What to do:
Below, find the line containing "Generate a Python" and the line containing "import seaborn as sns"; reproduce exactly those two and every line between them, omitting pictures.

Data provided:
________________________________________
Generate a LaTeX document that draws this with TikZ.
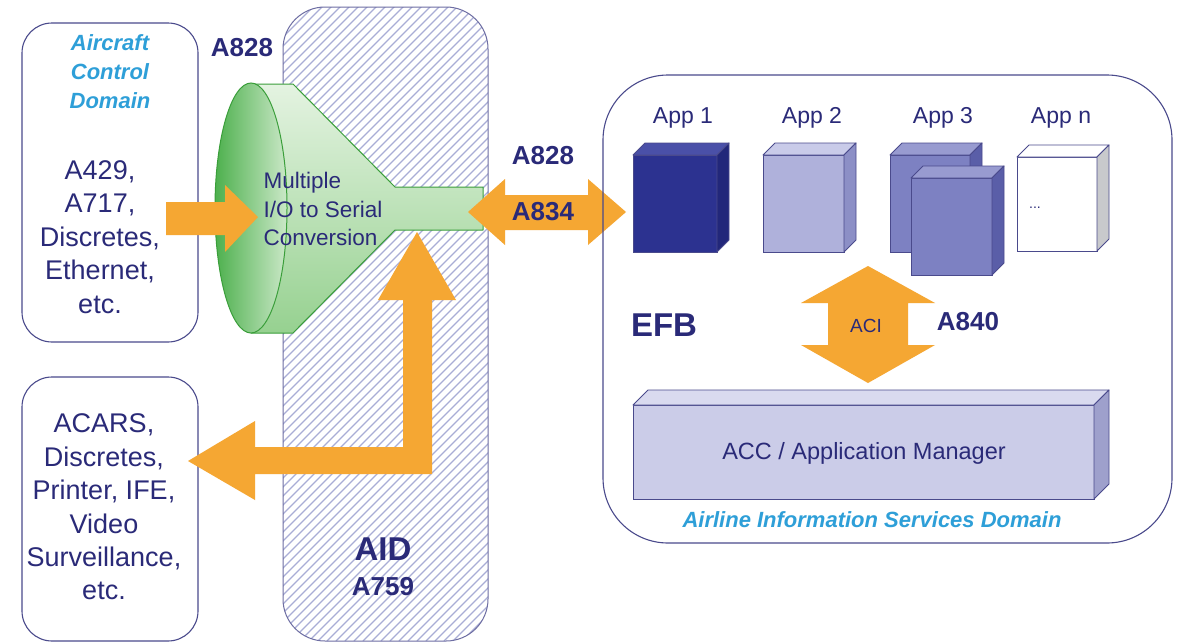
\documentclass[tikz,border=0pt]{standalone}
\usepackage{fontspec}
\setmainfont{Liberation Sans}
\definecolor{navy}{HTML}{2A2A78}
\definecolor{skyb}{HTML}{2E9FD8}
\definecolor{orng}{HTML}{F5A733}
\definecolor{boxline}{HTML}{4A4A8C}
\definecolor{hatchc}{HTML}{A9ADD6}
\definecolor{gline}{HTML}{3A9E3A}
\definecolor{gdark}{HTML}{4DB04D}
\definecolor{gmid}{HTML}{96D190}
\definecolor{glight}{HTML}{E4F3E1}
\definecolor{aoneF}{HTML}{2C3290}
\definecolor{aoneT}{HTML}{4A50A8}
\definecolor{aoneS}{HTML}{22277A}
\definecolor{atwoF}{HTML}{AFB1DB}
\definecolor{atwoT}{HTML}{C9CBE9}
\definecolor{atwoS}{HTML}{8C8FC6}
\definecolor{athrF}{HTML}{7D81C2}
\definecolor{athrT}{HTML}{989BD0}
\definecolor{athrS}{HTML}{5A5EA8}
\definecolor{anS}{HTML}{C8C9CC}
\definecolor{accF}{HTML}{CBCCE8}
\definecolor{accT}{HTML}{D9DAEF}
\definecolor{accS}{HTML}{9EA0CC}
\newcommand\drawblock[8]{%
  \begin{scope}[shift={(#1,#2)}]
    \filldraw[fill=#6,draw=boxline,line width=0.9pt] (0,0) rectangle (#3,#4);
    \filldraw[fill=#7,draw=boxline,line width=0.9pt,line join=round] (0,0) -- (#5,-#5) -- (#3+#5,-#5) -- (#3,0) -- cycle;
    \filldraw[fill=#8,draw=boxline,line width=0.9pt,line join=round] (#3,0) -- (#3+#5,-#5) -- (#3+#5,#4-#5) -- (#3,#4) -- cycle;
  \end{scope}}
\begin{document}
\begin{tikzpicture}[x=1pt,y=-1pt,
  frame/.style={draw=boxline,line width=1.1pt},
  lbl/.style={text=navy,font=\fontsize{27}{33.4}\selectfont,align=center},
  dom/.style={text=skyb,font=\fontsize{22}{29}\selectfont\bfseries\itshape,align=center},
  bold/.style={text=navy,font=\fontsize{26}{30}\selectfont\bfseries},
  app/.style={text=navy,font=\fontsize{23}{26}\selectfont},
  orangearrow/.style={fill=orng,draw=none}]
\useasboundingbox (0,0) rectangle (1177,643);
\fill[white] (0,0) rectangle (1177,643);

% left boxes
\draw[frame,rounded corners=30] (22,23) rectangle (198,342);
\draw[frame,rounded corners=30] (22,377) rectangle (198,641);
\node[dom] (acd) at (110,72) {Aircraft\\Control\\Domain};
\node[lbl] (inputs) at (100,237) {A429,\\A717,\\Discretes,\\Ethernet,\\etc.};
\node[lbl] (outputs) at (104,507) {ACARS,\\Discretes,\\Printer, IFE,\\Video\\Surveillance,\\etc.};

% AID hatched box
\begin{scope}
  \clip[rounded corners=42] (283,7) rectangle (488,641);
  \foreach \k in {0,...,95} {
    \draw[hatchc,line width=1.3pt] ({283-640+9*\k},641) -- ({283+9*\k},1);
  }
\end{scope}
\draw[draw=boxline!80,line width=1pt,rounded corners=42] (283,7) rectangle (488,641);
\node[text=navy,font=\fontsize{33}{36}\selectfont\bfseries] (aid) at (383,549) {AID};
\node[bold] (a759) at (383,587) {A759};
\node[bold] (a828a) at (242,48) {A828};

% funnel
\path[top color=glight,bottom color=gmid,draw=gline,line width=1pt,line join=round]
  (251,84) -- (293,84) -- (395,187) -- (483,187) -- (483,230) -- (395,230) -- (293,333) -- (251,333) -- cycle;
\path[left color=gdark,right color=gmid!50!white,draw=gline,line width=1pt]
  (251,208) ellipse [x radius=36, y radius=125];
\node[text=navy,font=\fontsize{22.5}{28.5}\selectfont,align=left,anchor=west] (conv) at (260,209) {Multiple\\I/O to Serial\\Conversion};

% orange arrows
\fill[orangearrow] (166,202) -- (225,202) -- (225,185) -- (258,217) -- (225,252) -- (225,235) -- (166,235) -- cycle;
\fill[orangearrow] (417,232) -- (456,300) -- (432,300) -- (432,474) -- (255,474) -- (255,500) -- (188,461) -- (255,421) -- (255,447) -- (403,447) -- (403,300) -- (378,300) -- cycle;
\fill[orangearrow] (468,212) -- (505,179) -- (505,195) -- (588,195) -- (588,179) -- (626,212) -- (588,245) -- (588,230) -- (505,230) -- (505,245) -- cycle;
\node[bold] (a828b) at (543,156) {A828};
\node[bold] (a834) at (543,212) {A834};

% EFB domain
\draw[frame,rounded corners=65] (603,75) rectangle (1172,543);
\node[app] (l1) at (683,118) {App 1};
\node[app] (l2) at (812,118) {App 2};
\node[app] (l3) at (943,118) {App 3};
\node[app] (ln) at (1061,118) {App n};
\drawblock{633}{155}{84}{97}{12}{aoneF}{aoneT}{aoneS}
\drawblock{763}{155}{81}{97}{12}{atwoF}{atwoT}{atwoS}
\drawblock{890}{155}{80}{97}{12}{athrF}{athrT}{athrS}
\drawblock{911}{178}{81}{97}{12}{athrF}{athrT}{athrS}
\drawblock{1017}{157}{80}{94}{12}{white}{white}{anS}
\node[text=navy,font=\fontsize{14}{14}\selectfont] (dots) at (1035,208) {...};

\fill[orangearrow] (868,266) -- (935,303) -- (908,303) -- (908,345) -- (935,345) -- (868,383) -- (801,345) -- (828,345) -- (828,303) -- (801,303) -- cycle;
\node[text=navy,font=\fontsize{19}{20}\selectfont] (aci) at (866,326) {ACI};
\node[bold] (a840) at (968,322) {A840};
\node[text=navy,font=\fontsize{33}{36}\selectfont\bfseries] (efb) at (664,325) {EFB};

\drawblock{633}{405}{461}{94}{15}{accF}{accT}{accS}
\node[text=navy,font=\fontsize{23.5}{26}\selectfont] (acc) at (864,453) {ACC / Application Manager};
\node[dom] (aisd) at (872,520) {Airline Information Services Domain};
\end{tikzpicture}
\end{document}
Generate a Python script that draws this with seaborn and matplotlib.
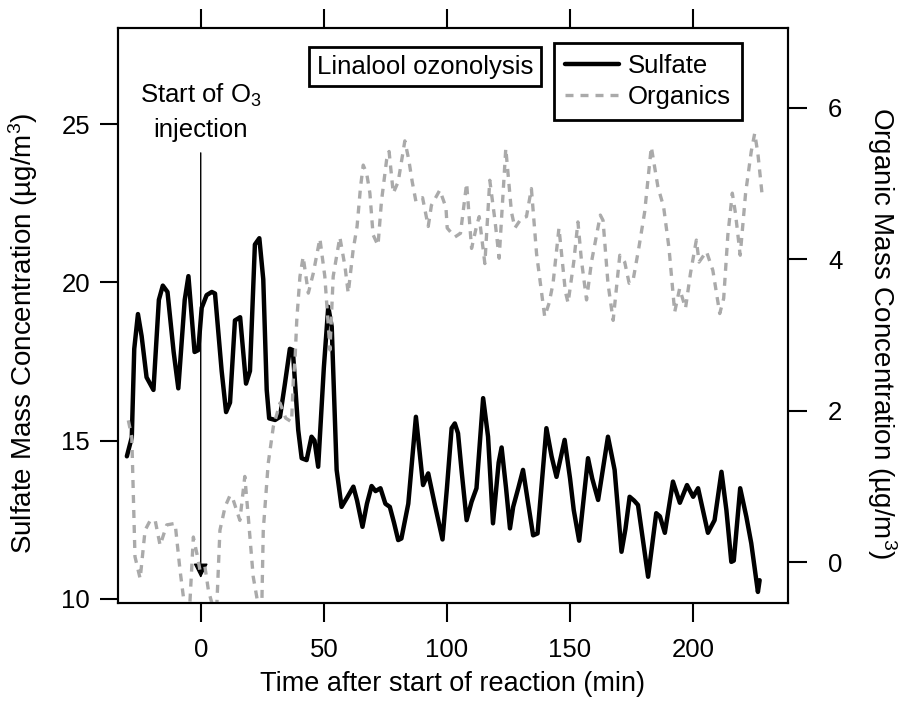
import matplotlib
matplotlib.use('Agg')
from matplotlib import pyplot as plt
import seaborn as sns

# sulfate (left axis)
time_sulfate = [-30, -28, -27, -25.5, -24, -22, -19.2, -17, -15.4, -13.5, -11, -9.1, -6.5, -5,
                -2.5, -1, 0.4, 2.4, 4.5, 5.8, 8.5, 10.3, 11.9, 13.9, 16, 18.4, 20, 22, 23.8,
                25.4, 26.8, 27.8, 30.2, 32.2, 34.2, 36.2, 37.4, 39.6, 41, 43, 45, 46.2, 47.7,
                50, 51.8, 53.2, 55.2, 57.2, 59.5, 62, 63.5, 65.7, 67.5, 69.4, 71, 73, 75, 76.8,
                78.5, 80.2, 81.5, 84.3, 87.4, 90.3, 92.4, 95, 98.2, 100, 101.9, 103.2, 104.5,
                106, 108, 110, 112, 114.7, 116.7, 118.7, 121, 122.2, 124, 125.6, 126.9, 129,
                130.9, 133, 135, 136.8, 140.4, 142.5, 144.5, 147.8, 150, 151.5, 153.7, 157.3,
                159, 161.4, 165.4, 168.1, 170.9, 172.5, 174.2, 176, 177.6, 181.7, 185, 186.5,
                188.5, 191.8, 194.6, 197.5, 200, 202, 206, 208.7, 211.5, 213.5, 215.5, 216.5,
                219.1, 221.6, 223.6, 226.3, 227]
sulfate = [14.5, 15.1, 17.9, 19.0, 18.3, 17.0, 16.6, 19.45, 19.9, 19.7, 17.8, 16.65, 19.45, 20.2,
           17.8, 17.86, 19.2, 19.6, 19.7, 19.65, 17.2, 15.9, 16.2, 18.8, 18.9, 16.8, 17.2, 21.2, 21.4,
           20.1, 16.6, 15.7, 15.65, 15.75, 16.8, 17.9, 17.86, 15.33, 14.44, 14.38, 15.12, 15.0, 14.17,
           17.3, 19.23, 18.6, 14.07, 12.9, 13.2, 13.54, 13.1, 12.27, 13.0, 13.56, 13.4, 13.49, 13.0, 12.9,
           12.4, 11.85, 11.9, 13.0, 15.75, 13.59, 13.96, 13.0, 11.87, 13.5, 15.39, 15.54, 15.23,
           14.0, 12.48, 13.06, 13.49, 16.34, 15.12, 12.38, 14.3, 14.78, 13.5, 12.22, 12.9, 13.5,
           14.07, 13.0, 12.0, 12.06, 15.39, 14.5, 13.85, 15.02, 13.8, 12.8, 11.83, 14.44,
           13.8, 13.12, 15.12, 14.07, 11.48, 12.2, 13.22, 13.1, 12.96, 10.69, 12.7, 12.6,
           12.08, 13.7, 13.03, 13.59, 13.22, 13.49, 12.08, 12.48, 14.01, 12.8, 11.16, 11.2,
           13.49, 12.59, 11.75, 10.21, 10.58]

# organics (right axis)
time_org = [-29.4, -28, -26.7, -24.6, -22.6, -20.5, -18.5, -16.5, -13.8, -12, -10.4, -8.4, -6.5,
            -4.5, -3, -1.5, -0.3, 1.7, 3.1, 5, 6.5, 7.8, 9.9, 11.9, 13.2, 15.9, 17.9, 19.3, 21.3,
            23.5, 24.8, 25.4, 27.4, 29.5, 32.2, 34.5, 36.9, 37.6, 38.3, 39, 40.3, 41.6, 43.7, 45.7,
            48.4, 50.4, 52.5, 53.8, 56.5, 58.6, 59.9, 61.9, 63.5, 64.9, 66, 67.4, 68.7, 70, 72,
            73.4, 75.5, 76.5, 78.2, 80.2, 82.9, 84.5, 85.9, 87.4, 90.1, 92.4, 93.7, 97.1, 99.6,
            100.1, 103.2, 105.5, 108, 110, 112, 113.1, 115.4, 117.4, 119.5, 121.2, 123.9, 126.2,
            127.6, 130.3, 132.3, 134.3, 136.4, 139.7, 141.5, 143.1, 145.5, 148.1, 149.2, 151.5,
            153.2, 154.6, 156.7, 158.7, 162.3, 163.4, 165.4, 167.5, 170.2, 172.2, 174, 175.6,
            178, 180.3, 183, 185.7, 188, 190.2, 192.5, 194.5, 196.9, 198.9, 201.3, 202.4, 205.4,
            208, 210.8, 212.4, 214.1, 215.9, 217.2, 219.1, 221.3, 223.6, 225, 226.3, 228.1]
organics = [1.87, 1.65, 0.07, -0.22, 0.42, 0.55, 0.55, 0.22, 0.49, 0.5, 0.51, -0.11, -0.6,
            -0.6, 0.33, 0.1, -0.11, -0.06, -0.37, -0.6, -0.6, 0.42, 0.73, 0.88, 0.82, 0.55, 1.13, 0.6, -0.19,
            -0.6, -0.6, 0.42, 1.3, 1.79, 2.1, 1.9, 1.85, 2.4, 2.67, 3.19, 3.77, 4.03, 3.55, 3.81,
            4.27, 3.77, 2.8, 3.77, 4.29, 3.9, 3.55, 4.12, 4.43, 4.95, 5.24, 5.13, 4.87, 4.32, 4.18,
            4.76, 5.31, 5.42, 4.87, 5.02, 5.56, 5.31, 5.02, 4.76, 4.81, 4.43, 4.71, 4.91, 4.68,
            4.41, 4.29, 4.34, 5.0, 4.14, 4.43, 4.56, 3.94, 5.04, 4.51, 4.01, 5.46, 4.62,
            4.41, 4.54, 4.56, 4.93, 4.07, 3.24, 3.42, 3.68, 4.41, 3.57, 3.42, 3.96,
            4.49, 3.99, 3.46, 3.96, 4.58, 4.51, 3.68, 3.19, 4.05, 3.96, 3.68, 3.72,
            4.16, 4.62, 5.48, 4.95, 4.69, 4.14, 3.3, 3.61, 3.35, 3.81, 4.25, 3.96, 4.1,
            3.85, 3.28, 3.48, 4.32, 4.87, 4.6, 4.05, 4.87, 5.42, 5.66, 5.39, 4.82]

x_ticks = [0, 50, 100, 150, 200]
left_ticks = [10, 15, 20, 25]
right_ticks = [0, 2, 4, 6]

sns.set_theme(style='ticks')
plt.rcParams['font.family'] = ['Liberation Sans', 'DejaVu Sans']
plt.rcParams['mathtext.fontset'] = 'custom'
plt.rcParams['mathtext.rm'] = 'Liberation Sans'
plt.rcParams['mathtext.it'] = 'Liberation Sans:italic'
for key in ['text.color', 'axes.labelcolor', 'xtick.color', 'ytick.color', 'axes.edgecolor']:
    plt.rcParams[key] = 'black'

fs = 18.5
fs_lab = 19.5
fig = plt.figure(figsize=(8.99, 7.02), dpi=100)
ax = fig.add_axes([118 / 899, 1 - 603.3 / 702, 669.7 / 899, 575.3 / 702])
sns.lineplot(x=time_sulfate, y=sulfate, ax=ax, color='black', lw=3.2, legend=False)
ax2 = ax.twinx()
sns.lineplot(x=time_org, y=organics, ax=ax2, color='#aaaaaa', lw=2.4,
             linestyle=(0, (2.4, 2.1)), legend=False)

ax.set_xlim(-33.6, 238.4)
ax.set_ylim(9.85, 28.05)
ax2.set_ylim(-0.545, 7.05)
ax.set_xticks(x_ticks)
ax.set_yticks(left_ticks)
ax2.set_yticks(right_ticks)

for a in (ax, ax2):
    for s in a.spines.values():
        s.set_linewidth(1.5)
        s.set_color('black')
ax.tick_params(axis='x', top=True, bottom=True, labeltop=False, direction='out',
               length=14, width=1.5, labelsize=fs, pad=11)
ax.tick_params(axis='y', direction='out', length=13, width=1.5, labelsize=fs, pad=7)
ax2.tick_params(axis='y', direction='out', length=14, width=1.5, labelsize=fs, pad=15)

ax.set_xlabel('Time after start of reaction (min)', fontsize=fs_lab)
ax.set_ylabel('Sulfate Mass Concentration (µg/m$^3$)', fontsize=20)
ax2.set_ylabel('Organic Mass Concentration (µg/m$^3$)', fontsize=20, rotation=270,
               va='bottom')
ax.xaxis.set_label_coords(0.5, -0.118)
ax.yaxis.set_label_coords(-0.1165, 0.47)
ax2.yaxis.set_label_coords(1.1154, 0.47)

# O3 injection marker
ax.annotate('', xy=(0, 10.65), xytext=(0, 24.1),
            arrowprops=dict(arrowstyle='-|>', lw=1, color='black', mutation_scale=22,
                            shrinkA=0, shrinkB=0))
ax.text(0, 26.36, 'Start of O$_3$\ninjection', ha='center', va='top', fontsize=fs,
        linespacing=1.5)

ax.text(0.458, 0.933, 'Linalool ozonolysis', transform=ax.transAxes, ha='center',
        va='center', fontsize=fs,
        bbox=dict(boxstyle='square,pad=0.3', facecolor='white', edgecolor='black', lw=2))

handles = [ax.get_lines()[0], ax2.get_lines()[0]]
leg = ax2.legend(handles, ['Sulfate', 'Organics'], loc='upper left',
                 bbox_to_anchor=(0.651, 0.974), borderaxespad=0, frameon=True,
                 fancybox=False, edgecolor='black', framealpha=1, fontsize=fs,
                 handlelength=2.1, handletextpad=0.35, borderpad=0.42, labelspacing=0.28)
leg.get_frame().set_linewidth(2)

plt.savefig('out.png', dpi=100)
________________________________________
The answer:
Generate a Python script that draws this with seaborn and matplotlib.
import matplotlib
matplotlib.use('Agg')
from matplotlib import pyplot as plt
import seaborn as sns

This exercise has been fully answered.